Un groupe est composé au maximum de cinq à huit participants qui ont envie d'apprendre de leurs expériences respectives en abordant concrètement des situations réelles et actuelles rencontrées. Il se réunit généralement de deux à trois heures, chaque mois, pendant une période pouvant aller de six à dix mois.
Bien qu’initialement, les séances de codéveloppement se concentraient sur des groupes de pairs, des regroupements plus hétérogènes, mélangeant notamment des secteurs d’activité différents, peuvent être constitués avec l'objectif commun de constituer un réseau d’entraide mettant à profit la diversité de ses membres.
Les rôles
Les trois rôles nécessaires au fonctionnement d'un groupe de codéveloppement professionnel sont :
Un animateur
L'animateur n’est pas là pour enseigner, mais pour stimuler les interactions au sein du groupe et être le garant du processus.
Un porteur de préoccupation
Le porteur d'une préoccupation souhaite être aidé à réfléchir, explorer, trouver des pistes et obtenir des regards différents. Il changera à chaque séance et chaque participant pourra donc, au fil des séances, endosser ce rôle et exposer une problématique qui lui est propre.
Plusieurs contributeurs
Chaque membre de la cellule de codéveloppement amène sur la table ses expériences et partage de précieux conseils au groupe, permettant de traiter chaque préoccupation avec un bassin important de connaissances et d'expertises variées.
Les objectifs
Selon Champagne et Payette, les objectifs poursuivis par les entrepreneurs participants à une séance de codéveloppement peuvent être ainsi résumés :
- apprendre à être plus efficace en trouvant de nouvelles façons de penser, de ressentir et d’agir dans sa pratique actuelle;
- s’obliger à prendre systématiquement un temps de réflexion sur sa pratique professionnelle;
- avoir un groupe d’appartenance professionnelle où règnent confiance et solidarité;
- consolider son identité professionnelle en comparant sa pratique professionnelle à celles des autres;
- apprendre à aider et à être aidé, même d’une personne moins expérimentée en apparence.
Le déroulement
Chaque rencontre débute par une rétroaction sur la séance précédente. Le porteur de la préoccupation préalablement présentée dresse un bilan de ses expérimentations terrain, des résultats qu’il estime avoir obtenus et des obstacles éventuellement rencontrés.

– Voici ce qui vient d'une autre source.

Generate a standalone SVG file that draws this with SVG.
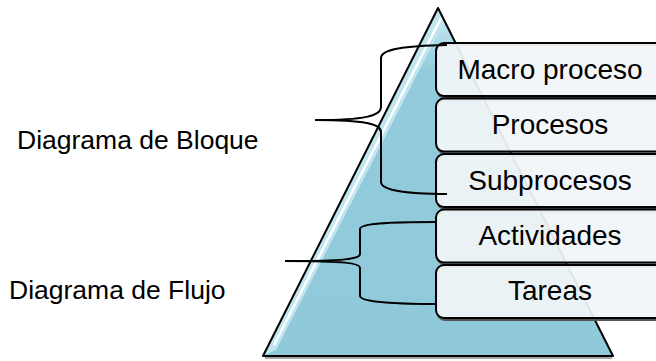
<svg xmlns="http://www.w3.org/2000/svg" width="656" height="361" viewBox="0 0 656 361">
  <style>
    .lbl { font-family: "Liberation Sans", Arial, sans-serif; fill: #000; }
    .side { font-size: 26.5px; }
    .boxtxt { font-size: 28px; text-anchor: middle; }
    .box { fill: #f1f5f8; fill-opacity: 0.93; stroke: #000; stroke-width: 2; }
    .shadow { fill: none; stroke: #555; stroke-width: 2; }
    .brace { fill: none; stroke: #000; stroke-width: 2; }
  </style>
  <defs>
    <linearGradient id="pyrFill" x1="0" y1="0" x2="0" y2="1">
      <stop offset="0" stop-color="#cdebf3"/>
      <stop offset="0.18" stop-color="#93cbdc"/>
      <stop offset="1" stop-color="#8fc9da"/>
    </linearGradient>
  </defs>

  <!-- pyramid -->
  <g id="pyramid">
    <polygon points="438,8 613,356 263,356" fill="url(#pyrFill)"/>
    <!-- bevel band along the left face -->
    <polygon points="438,8 444,22 276,350 263,356" fill="#bfe5ef"/>
    <line x1="441" y1="18" x2="274" y2="345" stroke="#ffffff" stroke-width="2.5"/>
    <polygon points="438,8 613,356 263,356" fill="none" stroke="#000" stroke-width="2" stroke-linejoin="round"/>
    <line x1="265" y1="358" x2="612" y2="358" stroke="#888" stroke-width="1.5"/>
  </g>

  <!-- boxes -->
  <g id="macro-proceso">
    <rect class="shadow" x="437" y="45" width="232" height="53" rx="8"/>
    <rect class="box" x="436" y="43" width="232" height="53" rx="8"/>
    <text class="lbl boxtxt" x="550" y="79">Macro proceso</text>
  </g>
  <g id="procesos">
    <rect class="shadow" x="437" y="100.5" width="232" height="53" rx="8"/>
    <rect class="box" x="436" y="98.5" width="232" height="53" rx="8"/>
    <text class="lbl boxtxt" x="550" y="134">Procesos</text>
  </g>
  <g id="subprocesos">
    <rect class="shadow" x="437" y="156" width="232" height="53" rx="8"/>
    <rect class="box" x="436" y="154" width="232" height="53" rx="8"/>
    <text class="lbl boxtxt" x="550" y="190">Subprocesos</text>
  </g>
  <g id="actividades">
    <rect class="shadow" x="437" y="211.5" width="232" height="53" rx="8"/>
    <rect class="box" x="436" y="209.5" width="232" height="53" rx="8"/>
    <text class="lbl boxtxt" x="550" y="245">Actividades</text>
  </g>
  <g id="tareas">
    <rect class="shadow" x="437" y="267" width="232" height="53" rx="8"/>
    <rect class="box" x="436" y="265" width="232" height="53" rx="8"/>
    <text class="lbl boxtxt" x="550" y="300">Tareas</text>
  </g>

  <!-- side labels -->
  <g id="diagrama-bloque">
    <text class="lbl side" x="17" y="149">Diagrama de Bloque</text>
  </g>
  <g id="diagrama-flujo">
    <text class="lbl side" x="9" y="299">Diagrama de Flujo</text>
  </g>

  <!-- braces -->
  <g id="connectors">
    <path class="brace" d="M447,45 C405,46 381,49 381,58 L381,107 C381,116 365,120 315,120 C365,120 381,124 381,132 L381,182 C381,190 405,194 447,194"/>
    <path class="brace" d="M435,222 C395,222 360,223 360,229 L360,254 C360,259 345,261 285,261 C345,261 360,263 360,268 L360,296 C360,302 395,304 435,304"/>
  </g>
</svg>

Un nouveau sujet est retenu de manière collégiale, le groupe désignant un nouveau « porteur ». Les échanges sont structurés en six étapes que nous nommons pour les bénéfices de cet article :
- L’exposé : Le porteur parle de sa préoccupation. Les contributeurs et l’animateur écoutent.
- Le questionnement : les contributeurs s’interrogent, creusent le sujet. Le porteur écoute et clarifie son propos.

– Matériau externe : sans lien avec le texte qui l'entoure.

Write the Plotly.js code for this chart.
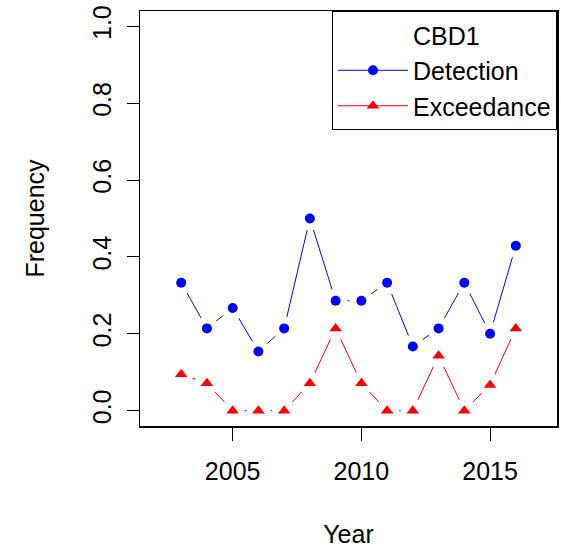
<!DOCTYPE html>
<html>
<head>
<meta charset="utf-8">
<script src="https://cdn.plot.ly/plotly-3.0.1.min.js"></script>
<style>html,body{margin:0;padding:0;background:#fff;}#chart{width:561px;height:548px;}</style>
</head>
<body>
<div id="chart"></div>
<script>
const years = [2003,2004,2005,2006,2007,2008,2009,2010,2011,2012,2013,2014,2015,2016];
const detection = [0.333,0.214,0.267,0.154,0.214,0.5,0.286,0.286,0.333,0.167,0.214,0.333,0.2,0.429];
const exceedance = [0.095,0.071,0,0,0,0.071,0.214,0.071,0,0,0.143,0,0.067,0.214];
const yTicks = [0,0.2,0.4,0.6,0.8,1.0];
const xTicks = [2005,2010,2015];
const legendTitle = 'CBD1';
const seriesNames = ['Detection','Exceedance'];

const BLUE = '#0000ff', RED = '#ff0000';
const FONT = 'Liberation Sans, Arial, sans-serif';

const traces = [
  // legend-only entries
  {x:[null], y:[null], mode:'lines', name:legendTitle, line:{width:0, color:'rgba(0,0,0,0)'}, hoverinfo:'skip'},
  {x:[null], y:[null], mode:'lines+markers', name:seriesNames[0], line:{color:BLUE, width:1}, marker:{symbol:'circle', size:10, color:BLUE}},
  {x:[null], y:[null], mode:'lines+markers', name:seriesNames[1], line:{color:RED, width:1}, marker:{symbol:'triangle-up', size:11, color:RED}},
  // connecting lines
  {x:years, y:detection, mode:'lines', line:{color:BLUE, width:1}, showlegend:false},
  {x:years, y:exceedance, mode:'lines', line:{color:RED, width:1}, showlegend:false},
  // white gaps (type = "b")
  {x:years, y:detection, mode:'markers', marker:{symbol:'circle', size:24, color:'#ffffff'}, showlegend:false, hoverinfo:'skip'},
  {x:years, y:exceedance, mode:'markers', marker:{symbol:'circle', size:24, color:'#ffffff'}, showlegend:false, hoverinfo:'skip'},
  // points
  {x:years, y:detection, mode:'markers', name:seriesNames[0], marker:{symbol:'circle', size:10, color:BLUE}, showlegend:false},
  {x:years, y:exceedance, mode:'markers', name:seriesNames[1], marker:{symbol:'triangle-up', size:11, color:RED}, showlegend:false}
];

const layout = {
  width:561, height:548,
  margin:{l:140, r:4, t:11, b:122},
  paper_bgcolor:'#fff', plot_bgcolor:'#fff',
  font:{family:FONT, size:25, color:'#000'},
  showlegend:true,
  legend:{x:1, y:1, xanchor:'right', yanchor:'top', bordercolor:'#000', borderwidth:1, bgcolor:'#fff',
          itemwidth:70, font:{family:FONT, size:25, color:'#000'}, tracegroupgap:0, traceorder:'normal'},
  xaxis:{
    range:[2001.4, 2017.6], tickvals:xTicks, ticks:'outside', ticklen:13, tickwidth:1, tickcolor:'#000',
    ticklabelstandoff:9,
    showgrid:false, zeroline:false, showline:true, linecolor:'#000', linewidth:1.5, mirror:true,
    title:{text:'Year', font:{family:FONT, size:25, color:'#000'}, standoff:50},
    tickfont:{family:FONT, size:25, color:'#000'}
  },
  yaxis:{
    range:[-0.04, 1.04], tickvals:yTicks, tickformat:'.1f', tickangle:-90, ticks:'outside', ticklen:12, tickwidth:1, tickcolor:'#000',
    ticklabelstandoff:6,
    showgrid:false, zeroline:false, showline:true, linecolor:'#000', linewidth:1.5, mirror:true,
    title:{text:'Frequency', font:{family:FONT, size:25, color:'#000'}, standoff:36},
    tickfont:{family:FONT, size:25, color:'#000'}
  }
};

Plotly.newPlot('chart', traces, layout, {displayModeBar:false, staticPlot:true});
</script>
</body>
</html>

- L’appel : Le porteur exprime officiellement sa demande au groupe.
- L’exploration : Les contributeurs réagissent : ils partagent leurs impressions, questions réflexives, réactions, commentaires, idées, suggestions... Le porteur écoute sans débattre, peut demander des clarifications et note sans jugement l’ensemble des suggestions.
- La synthèse : Le porteur mentionne ce qu'il a retenu et trace les grandes lignes d’un plan d'action à tester à court terme. Pendant ce temps, les contributeurs font la synthèse de leurs propositions.

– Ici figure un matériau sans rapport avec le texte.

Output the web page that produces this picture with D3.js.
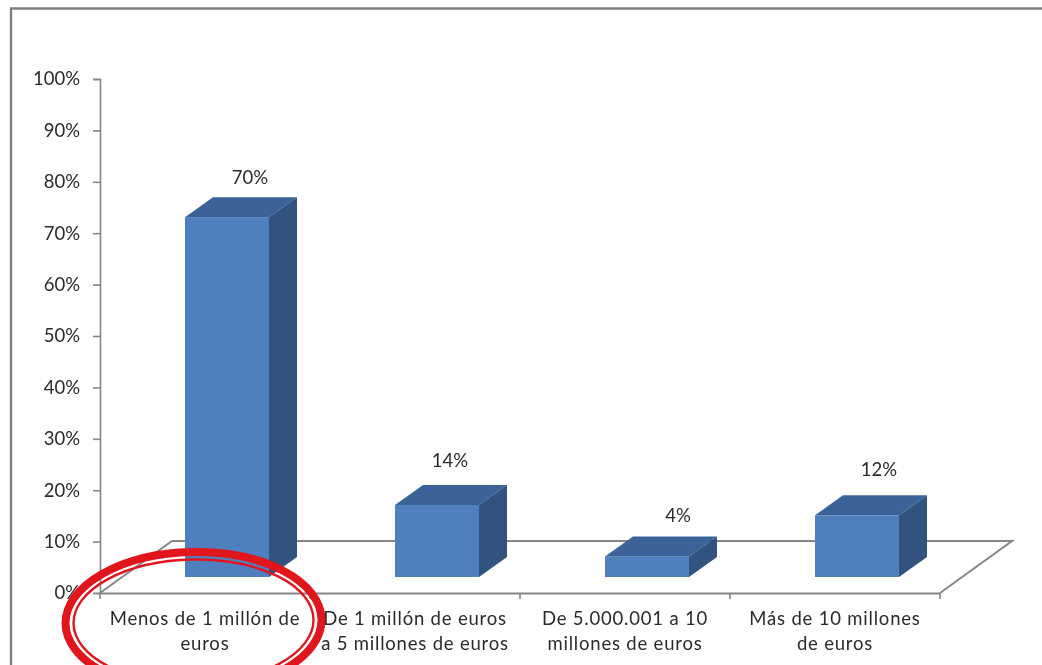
<!DOCTYPE html>
<html><head><meta charset="utf-8">
<script src="https://cdn.jsdelivr.net/npm/d3@7/dist/d3.min.js"></script>
<style>html,body{margin:0;padding:0;background:#fff;overflow:hidden}svg{display:block}
text{font-family:Lato,"Open Sans",sans-serif;fill:#2b2b2b;font-size:18.5px}</style></head>
<body><svg id="c" width="1042" height="665"></svg>
<script>
const categories = ["Menos de 1 millón de euros","De 1 millón de euros a 5 millones de euros","De 5.000.001 a 10 millones de euros","Más de 10 millones de euros"];
const categoryLines = [["Menos de 1 millón de","euros"],["De 1 millón de euros","a 5 millones de euros"],["De 5.000.001 a 10","millones de euros"],["Más de 10 millones","de euros"]];
const values = [0.70,0.14,0.04,0.12];
const valueLabels = ["70%","14%","4%","12%"];
const yTicks = [0,0.1,0.2,0.3,0.4,0.5,0.6,0.7,0.8,0.9,1];

const svg = d3.select("#c");
const defs = svg.append("defs");
defs.append("filter").attr("id","soft").attr("x","-2%").attr("y","-2%").attr("width","104%").attr("height","104%")
  .append("feGaussianBlur").attr("stdDeviation",0.6);
const root = svg.append("g").attr("filter","url(#soft)");

const axisCol = "#868686";
const x = d3.scaleBand().domain(categories).range([100,940]);
const y = d3.scaleLinear().domain([0,1]).range([593,79]);
const barW = 84, offX = 22, offY = 16, depX = 28, depY = 20;
const floorX = 2*offX+depX, floorY = 2*offY+depY;

// frame
root.append("path").attr("d","M11,665V8.5H1042").attr("fill","none").attr("stroke","#808080").attr("stroke-width",2.4);

// floor
root.append("path")
  .attr("d",`M${x.range()[0]},${y(0)}L${x.range()[0]+floorX},${y(0)-floorY}H${x.range()[1]+floorX}L${x.range()[1]},${y(0)}`)
  .attr("fill","none").attr("stroke",axisCol).attr("stroke-width",2);

// y axis
const yAxis = root.append("g").attr("transform","translate(100,0)")
  .call(d3.axisLeft(y).tickValues(yTicks).tickFormat(d3.format(".0%")).tickSize(7).tickPadding(6));
yAxis.selectAll("path,line").attr("stroke",axisCol).attr("stroke-width",1.6);
yAxis.selectAll("text").attr("fill","#2b2b2b").style("font-size","18.5px").style("font-family","Lato,'Open Sans',sans-serif").attr("x",-20);

// x axis
const xAxis = root.append("g").attr("transform",`translate(0,${y(0)})`)
  .call(d3.axisBottom(x).tickValues([]).tickSizeOuter(0));
xAxis.selectAll("path").attr("stroke",axisCol).attr("stroke-width",2);
root.append("g").selectAll("line").data(d3.range(categories.length+1)).join("line")
  .attr("x1",i=>x.range()[0]+i*x.step()).attr("x2",i=>x.range()[0]+i*x.step())
  .attr("y1",y(0)).attr("y2",y(0)+6).attr("stroke",axisCol).attr("stroke-width",1.6);

// bars
const bars = root.append("g").selectAll("g").data(categories).join("g");
const bx = d => x(d)+(x.bandwidth()-barW)/2+offX;
const by0 = y(0)-offY;
const h = (y(0)-y(1));
const topOf = (d,i) => by0-values[i]*h;
bars.append("rect").attr("x",bx).attr("y",topOf).attr("width",barW)
  .attr("height",(d,i)=>values[i]*h).attr("fill","#4f7fbc");
bars.append("path").attr("fill","#3a6399")
  .attr("d",(d,i)=>{const a=bx(d),t=topOf(d,i);return `M${a},${t}l${depX},${-depY}h${barW}l${-depX},${depY}Z`;});
bars.append("path").attr("fill","#30527f")
  .attr("d",(d,i)=>{const a=bx(d)+barW,t=topOf(d,i);return `M${a},${t}l${depX},${-depY}V${by0-depY}l${-depX},${depY}Z`;});
const nudgeX = [-5,-15,3,-6], nudgeY = [-13,-18,-14,-19];
bars.append("text").attr("text-anchor","middle")
  .attr("x",(d,i)=>bx(d)+barW/2+depX+nudgeX[i]).attr("y",(d,i)=>topOf(d,i)-depY+nudgeY[i])
  .text((d,i)=>valueLabels[i]);

// category labels
const labels = root.append("g").selectAll("text").data(categories).join("text")
  .attr("text-anchor","middle").style("letter-spacing","0.8px");
labels.selectAll("tspan").data((d,i)=>categoryLines[i].map(t=>({t,c:d}))).join("tspan")
  .attr("x",d=>x(d.c)+x.bandwidth()/2).attr("y",(d,j)=>625+j*25).text(d=>d.t);

// red hand-drawn circle
const ring = root.append("g").attr("fill","none").attr("stroke","#e0141f")
  .attr("transform","rotate(-1 194 621)");
ring.append("ellipse").attr("cx",193.5).attr("cy",621.5).attr("rx",128).attr("ry",69.5).attr("stroke-width",8);
ring.append("ellipse").attr("cx",193.5).attr("cy",621.5).attr("rx",120).attr("ry",62).attr("stroke-width",2.4);
</script></body></html>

- Le bilan : Le porteur et les contributeurs décrivent leur expérience et évaluent la séance.
L’efficacité du codéveloppement réside sur la simplicité de ses règles de fonctionnement. Les gestionnaires qui n’ont que très rarement le temps de prendre une formation, hormis en période de confinement, peuvent ici, en quelques heures, s’exprimer et écouter sans être jugés; chacun peut prendre la parole, en confiance et dans un respect partagé, les divergences deviennent autant de sources potentielles de confronter ses propres limites professionnelles ou intellectuelles.